Training a dog to obey can be fun or frustrating, depending on how you go about it. Probably the most effective and important thing you can do during training is to be consistent in your actions and words so your dog knows what to expect each time it obeys your commands.

Training for an adult dog is handled differently than training a puppy. Dog obedience training for adult dogs covers all aspects of dog training whether your dog is disobedient, overly aggressive, begins biting people, starts chewing on your shoes or furniture, starts attacking small children, or is not properly house trained.

There are many books available on training an adult dog and you can find easily find exactly what you need with a quick scan of the dog sections in Barnes and Noble, Borders, or even your public library which usually carries a wide choice of books on training dogs.

If your dog jumps on you or someone else and you want the behavior to stop, don’t yell at it, push it or kick it. Your dog won’t understand these actions because all it sees is that you’re paying attention to it, talking and touching it, which is exactly what it wants from you.

Instead, shake your head and keep repeating “No!” each time the dog exhibits this behavior.
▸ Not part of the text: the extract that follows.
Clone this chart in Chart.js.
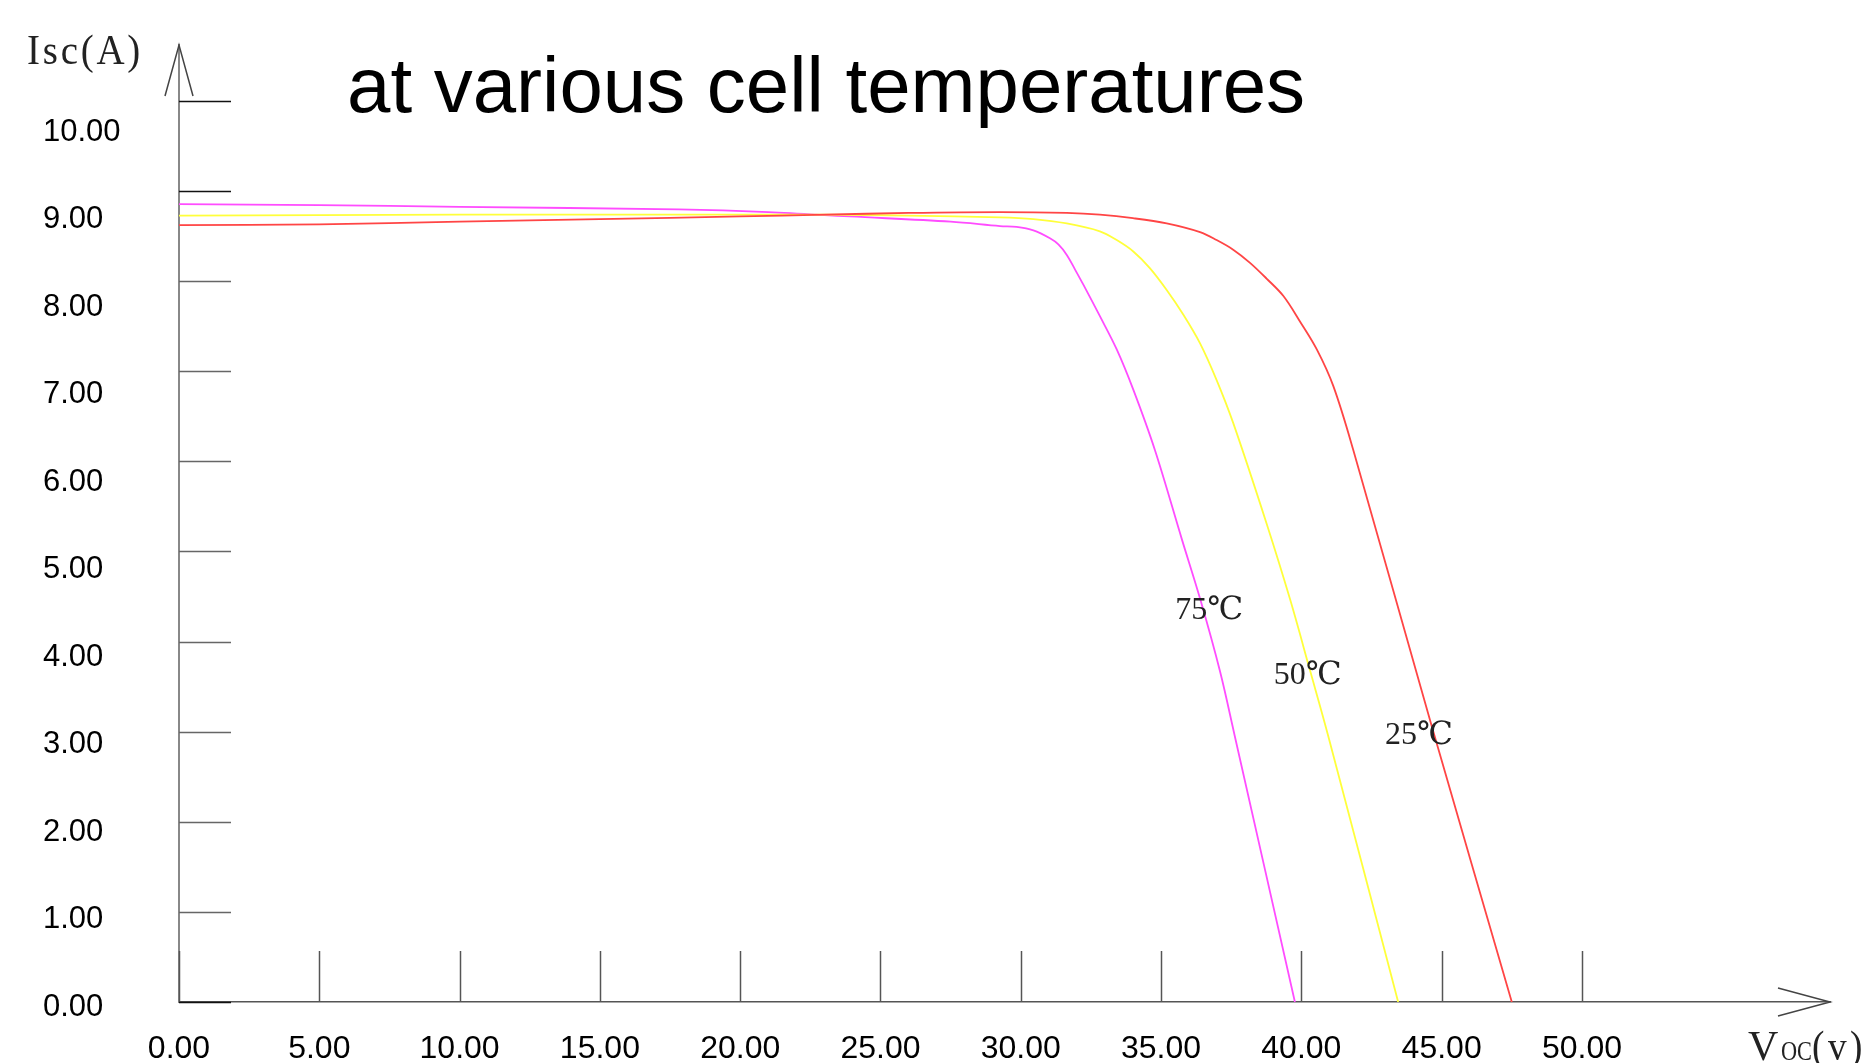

If your dog is barking non-stop, get up and leave the room but don’t yell at your dog because this just reinforces the bad behavior.

Dog owners feel that their dogs “know they’ve done something wrong” because they “act guilty.” The reality is dogs don’t realize what they’ve done wrong unless you catch them in the act. Punishing a dog minutes after an unwanted behavior does not work. Your dog is “acting guilty” because your body language is interpreted as being angry, and dogs are very perceptive of a human’s body language.

Even if you are able to catch your dog at the time bad behavior is being demonstrated, it may not understand why you are punishing it.

Training a dog to obey you requires good communication from you. Dogs do not understand situations the way humans do, so it’s important to relate to a dog on its own level. Always be sure you’re not unintentionally rewarding bad behavior. Instead, teach your dog what you want it do and reward that behavior.